Electric current in anisotropic media I'm trying to model a bulk metal with anisotropic electrical conductivity such as graphite. I want to run a stationary current through the material and I am using the finite volume method to do this. My boundary conditions are fixed potentials at certain boundary positions of the simulated volume, just like electrical contacts. In a homogeneous isotropic medium, I simply use Poisson's equation (or Laplace to be more precise) to compute the potential and I use Ohm's law to derive the electric current from the potential. 
Now on to an anisotropic medium: As far as I've understood, my conductivity becomes a tensor so that the current $j$ will be given as:
$$j_i = \Sigma_{j} \sigma_{ij} E_j$$
This is where my confusion starts.


*

*Wouldn't it make more sense to compute the current from the electric displacement field $\vec{D}$?
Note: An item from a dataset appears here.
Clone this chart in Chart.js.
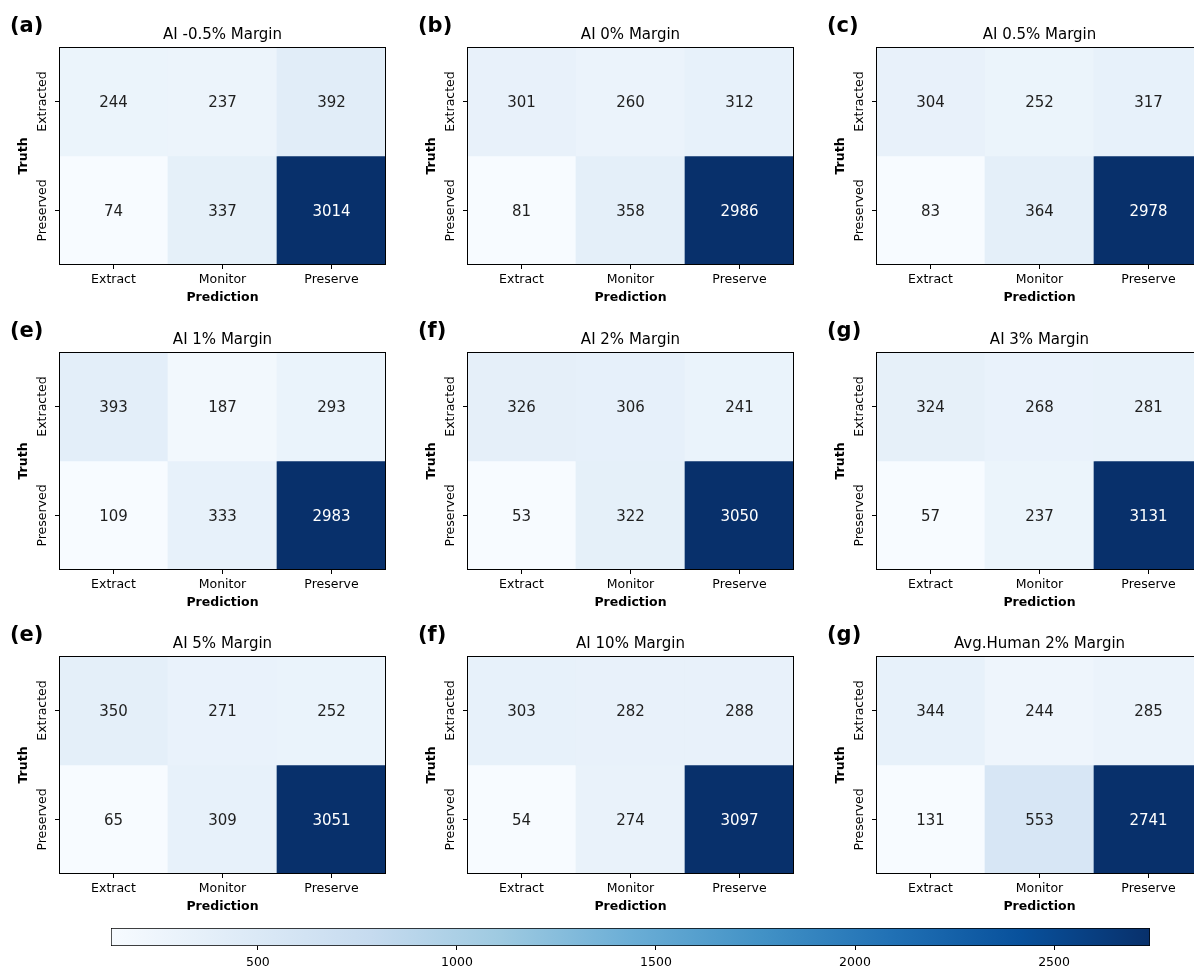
<!DOCTYPE html>
<html>
<head>
<meta charset="utf-8">
<title>Confusion matrices by margin</title>
<script src="https://cdn.jsdelivr.net/npm/chart.js@4.4.1/dist/chart.umd.min.js"></script>
<style>
  html, body { margin: 0; padding: 0; background: #ffffff; overflow: hidden; }
  #fig { position: relative; width: 1194px; height: 970px; overflow: hidden; background: #ffffff; }
  #fig canvas { position: absolute; }
</style>
</head>
<body>
<div id="fig"></div>
<script>
// ---- data -------------------------------------------------------------
const predLabels  = ['Extract', 'Monitor', 'Preserve'];
const truthLabels = ['Extracted', 'Preserved'];

const panelLetters = ['(a)', '(b)', '(c)', '(e)', '(f)', '(g)', '(e)', '(f)', '(g)'];
const panelTitles  = [
  'AI -0.5% Margin', 'AI 0% Margin', 'AI 0.5% Margin',
  'AI 1% Margin', 'AI 2% Margin', 'AI 3% Margin',
  'AI 5% Margin', 'AI 10% Margin', 'Avg.Human 2% Margin'
];

// rows: truth (Extracted, Preserved); columns: prediction (Extract, Monitor, Preserve)
const cmAiNeg05 = [[244, 237, 392], [74, 337, 3014]];
const cmAi0     = [[301, 260, 312], [81, 358, 2986]];
const cmAi05    = [[304, 252, 317], [83, 364, 2978]];
const cmAi1     = [[393, 187, 293], [109, 333, 2983]];
const cmAi2     = [[326, 306, 241], [53, 322, 3050]];
const cmAi3     = [[324, 268, 281], [57, 237, 3131]];
const cmAi5     = [[350, 271, 252], [65, 309, 3051]];
const cmAi10    = [[303, 282, 288], [54, 274, 3097]];
const cmHuman2  = [[344, 244, 285], [131, 553, 2741]];

const matrices = [cmAiNeg05, cmAi0, cmAi05, cmAi1, cmAi2, cmAi3, cmAi5, cmAi10, cmHuman2];

const colorbarRange = [131, 2741];
const colorbarTicks = [500, 1000, 1500, 2000, 2500];

// ---- styling ----------------------------------------------------------
const FONT = "'DejaVu Sans', 'Liberation Sans', sans-serif";
Chart.defaults.font.family = FONT;
Chart.defaults.color = '#000000';

// "Blues" sequential palette
const BLUES = ['#f7fbff', '#deebf7', '#c6dbef', '#9ecae1', '#6baed6',
               '#4292c6', '#2171b5', '#08519c', '#08306b'];

function hexToRgb(h) {
  const n = parseInt(h.slice(1), 16);
  return [(n >> 16) & 255, (n >> 8) & 255, n & 255];
}
const BLUES_RGB = BLUES.map(hexToRgb);

function blues(t) {
  t = Math.max(0, Math.min(1, t));
  const p = t * (BLUES_RGB.length - 1);
  const i = Math.min(Math.floor(p), BLUES_RGB.length - 2);
  const f = p - i;
  const a = BLUES_RGB[i], b = BLUES_RGB[i + 1];
  const c = a.map((v, k) => Math.round(v + (b[k] - v) * f));
  return `rgb(${c[0]}, ${c[1]}, ${c[2]})`;
}

// grid geometry (plot-area origins)
const COL_LEFT = [59, 467, 876];
const ROW_TOP  = [47, 352, 656];
const AXIS_W = 59;     // room left of the plot area
const AXIS_H = 45;     // room below the plot area
const TOP_PAD = 47;    // room above the plot area
const RIGHT_PAD = 22;
const PLOT_W = 327, PLOT_H = 218;

const fig = document.getElementById('fig');

// draws cell values, frame, panel title/letter and the rotated row labels
const heatmapDecor = {
  id: 'heatmapDecor',
  afterDatasetsDraw(chart) {
    const { ctx, chartArea: ca } = chart;
    const meta = chart.options.plugins.heatmapDecor;
    const yScale = chart.scales.y;

    ctx.save();
    // cell annotations
    ctx.font = `15px ${FONT}`;
    ctx.textAlign = 'center';
    ctx.textBaseline = 'alphabetic';
    chart.data.datasets.forEach((ds, di) => {
      const elems = chart.getDatasetMeta(di).data;
      ds.values.forEach((v, ci) => {
        const el = elems[ci];
        const { x, y } = el.getCenterPoint();
        ctx.fillStyle = v > meta.threshold ? '#ffffff' : '#1f1f1f';
        ctx.fillText(String(v), x, y + 5.5);
      });
    });

    // frame
    ctx.strokeStyle = '#000000';
    ctx.lineWidth = 1;
    ctx.strokeRect(Math.round(ca.left) + 0.5, Math.round(ca.top) + 0.5,
                   Math.round(ca.right - ca.left) - 1, Math.round(ca.bottom - ca.top) - 1);

    // subplot title
    ctx.fillStyle = '#000000';
    ctx.font = `15px ${FONT}`;
    ctx.textAlign = 'center';
    ctx.fillText(meta.title, (ca.left + ca.right) / 2, ca.top - 8);

    // panel letter
    ctx.font = `bold 21px ${FONT}`;
    ctx.textAlign = 'left';
    ctx.fillText(meta.letter, ca.left - 49, ca.top - 15);

    // rotated row labels
    ctx.font = `12.5px ${FONT}`;
    ctx.textAlign = 'center';
    truthLabels.forEach((lab, ri) => {
      const y = yScale.getPixelForValue(ri);
      ctx.save();
      ctx.translate(ca.left - 13.5, y);
      ctx.rotate(-Math.PI / 2);
      ctx.fillText(lab, 0, 0);
      ctx.restore();
    });
    ctx.restore();
  }
};

function makePanel(idx) {
  const r = Math.floor(idx / 3), c = idx % 3;
  const cv = document.createElement('canvas');
  const W = AXIS_W + PLOT_W + RIGHT_PAD, H = TOP_PAD + PLOT_H + AXIS_H;
  cv.width = W; cv.height = H;
  cv.style.width = W + 'px'; cv.style.height = H + 'px';
  cv.style.left = (COL_LEFT[c] - AXIS_W) + 'px';
  cv.style.top = (ROW_TOP[r] - TOP_PAD) + 'px';
  fig.appendChild(cv);

  const m = matrices[idx];
  const flat = m.flat();
  const lo = Math.min(...flat), hi = Math.max(...flat);

  const datasets = m.map((row, ri) => ({
    data: row.map(() => [ri - 0.5, ri + 0.5]),
    values: row,
    backgroundColor: row.map(v => blues((v - lo) / (hi - lo))),
    borderWidth: 0,
    barPercentage: 1,
    categoryPercentage: 1,
    grouped: false
  }));

  new Chart(cv, {
    type: 'bar',
    data: { labels: predLabels, datasets },
    options: {
      responsive: false,
      animation: false,
      devicePixelRatio: 1,
      layout: { padding: { top: TOP_PAD, right: RIGHT_PAD, left: 0, bottom: 0 } },
      plugins: {
        legend: { display: false },
        tooltip: { enabled: false },
        title: { display: false },
        heatmapDecor: {
          title: panelTitles[idx],
          letter: panelLetters[idx],
          threshold: (lo + hi) / 2
        }
      },
      scales: {
        x: {
          type: 'category',
          offset: true,
          grid: { offset: false, drawOnChartArea: false, drawTicks: true, tickLength: 4, color: '#000000', lineWidth: 1 },
          border: { display: false },
          ticks: { font: { size: 12.5 }, color: '#000000', padding: 3.5, minRotation: 0, maxRotation: 0, autoSkip: false },
          title: { display: true, text: 'Prediction', color: '#000000',
                   font: { size: 12.5, weight: 'bold' }, padding: { top: 0, bottom: 5 } },
          afterFit: s => { s.height = AXIS_H; }
        },
        y: {
          type: 'linear',
          reverse: true,
          min: -0.5,
          max: 1.5,
          afterBuildTicks: s => { s.ticks = truthLabels.map((_, i) => ({ value: i })); },
          grid: { drawOnChartArea: false, drawTicks: true, tickLength: 4, color: '#000000', lineWidth: 1 },
          border: { display: false },
          ticks: { display: false },
          title: { display: true, text: 'Truth', color: '#000000',
                   font: { size: 12.5, weight: 'bold' }, padding: { top: 16, bottom: 0 } },
          afterFit: s => { s.width = AXIS_W; }
        }
      }
    },
    plugins: [heatmapDecor]
  });
}

matrices.forEach((_, i) => makePanel(i));

// ---- shared colorbar --------------------------------------------------
(function makeColorbar() {
  const cv = document.createElement('canvas');
  const W = 1194, H = 70;
  cv.width = W; cv.height = H;
  cv.style.width = W + 'px'; cv.style.height = H + 'px';
  cv.style.left = '0px';
  cv.style.top = '900px';
  fig.appendChild(cv);

  new Chart(cv, {
    type: 'bar',
    data: {
      labels: [''],
      datasets: [{
        data: [colorbarRange.slice()],
        backgroundColor: (ctx) => {
          const chart = ctx.chart;
          if (!chart.chartArea) return BLUES[0];
          const xs = chart.scales.x;
          const g = chart.ctx.createLinearGradient(
            xs.getPixelForValue(colorbarRange[0]), 0,
            xs.getPixelForValue(colorbarRange[1]), 0);
          BLUES.forEach((col, i) => g.addColorStop(i / (BLUES.length - 1), col));
          return g;
        },
        borderColor: '#000000',
        borderWidth: 1,
        borderSkipped: false,
        barPercentage: 1,
        categoryPercentage: 1
      }]
    },
    options: {
      indexAxis: 'y',
      responsive: false,
      animation: false,
      devicePixelRatio: 1,
      layout: { padding: { left: 111, right: 44, top: 28, bottom: 0 } },
      plugins: { legend: { display: false }, tooltip: { enabled: false } },
      scales: {
        x: {
          type: 'linear',
          min: colorbarRange[0],
          max: colorbarRange[1],
          afterBuildTicks: s => { s.ticks = colorbarTicks.map(v => ({ value: v })); },
          grid: { drawOnChartArea: false, drawTicks: true, tickLength: 4, color: '#000000' },
          border: { display: false },
          ticks: { font: { size: 12.5 }, color: '#000000', padding: 5,
                   minRotation: 0, maxRotation: 0, callback: v => String(v) },
          afterFit: s => { s.height = 24; }
        },
        y: { display: false }
      }
    }
  });
})();
</script>
</body>
</html>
*What happens to Poisson's equation? Do I also have to include an anisotropic permittivity in order to compute the electric field correctly? Or is this irrelevant for the electrical current? (It can't really be irrelevant since this would give me the same electric field for isotropic and anisotropic media)


UPDATE:
Here is what I found out during further research and while running a few simulations on simple model systems:
Concerning 1.: Check the answer below.
Concerning 2.:
The anisotropy needs to be included in Poisson's equation as well. Otherwise current is not conserved. In the case of graphite for example, the anisotropy coefficient for the conductivity can be applied to Poisson's equation as well. When the current is then derived from the gradient of the potential, I obtain the correct values.
 A: Question 1:
One could define a linear relationship between $\vec{j}$ and $\vec{D}$ if one wanted to.  This is because $\vec{D}$ will itself be related to $\vec{E}$ by a permittivity tensor:
$$
D_i = \epsilon_{ij} E_j.
$$
(I'll be using Einstein summation convention throughout this answer.) Assuming that the $\epsilon_{ij}$ is an invertible tensor, this implies that
$$
E_i = (\epsilon^{-1})_{ij} D_j,
$$
and so we can write
$$
j_i = \sigma_{ij} (\epsilon^{-1})_{jk} D_k.
$$
One could then define a new tensor $Q_{ik} = \sigma_{ij} (\epsilon^{-1})_{jk}$, which would give a linear relationship between $\vec{j}$ and $\vec{D}$.  As to why this is not usually done, I suspect it's because the conductivity for isotropic media is usually written as $\vec{j} = \sigma \vec{E}$, and the definition you've written above is simply a generalization of this.  
[As an aside, I'm not sure what you mean by "$\vec{D}$ is the physical quantity and not $\vec{E}$";  I'm much more used to a perspective that says that $\vec{E}$ is the more fundamental field of the two.  See this answer for more discussion of this.]
Question 2:
(You already seem to have answered this, but I'll include it for completeness.)
According to conservation of charge, you should have $\vec{\nabla} \cdot \vec{j} = \partial_i j_i = 0$ in steady state.   We also have $\vec{E} = -\vec{\nabla} \phi$ by definition.  Combining the two, we see that the true condition on $\vec{\phi}$ in an anisotropic medium should be
$$
\partial_i \left( \sigma_{ij} \partial_j \phi \right) = 0.
$$
If the conductivity tensor is constant over the bulk, then we can pull it out of the derivative, obtaining
$$
\sigma_{ij} \partial_i \partial_j \phi = 0.
$$
Now, if it happens that the medium is isotropic, then we have $\sigma_{ij} = \sigma \delta_{ij}$, where $\delta_{ij}$ is the identity matrix.  In this case, the above condition reduces to
$$
\delta_{ij} \partial_i \partial_j \phi = \partial_i \partial_i \phi = \nabla^2 \phi = 0,
$$
and $\phi$ obeys Laplace's equation.  However, if the medium is anisotropic, one has to stick with the more complicated relationship involving $\sigma_{ij}$.
Note also that if one is trying to solve for $\phi$ in a medium with insulating boundary conditions, the form of these boundary conditions $\phi$ changes in the presence of an anisotropic medium.  Specifically, the boundary condition is that $\hat{n} \cdot \vec{j} = 0$, where $\hat{n}$ is a normal vector to the surface;  this guarantees that current is not flowing out of the medium.  In terms of $\phi$, this becomes
$$
n_i j_i = n_i \sigma_{ij} E_j = - n_i \sigma_{ij} \partial_j \phi = 0.
$$
This means that $\partial_j \phi$ must be orthogonal to the vector $\sigma_{ij} n_j$, which is not necessarily parallel to $\hat{n}$ itself.  It will be if the vector $\hat{n}$ is one of the principal axes of $\sigma_{ij}$;  but one could easily imagine a situation where this is not the case.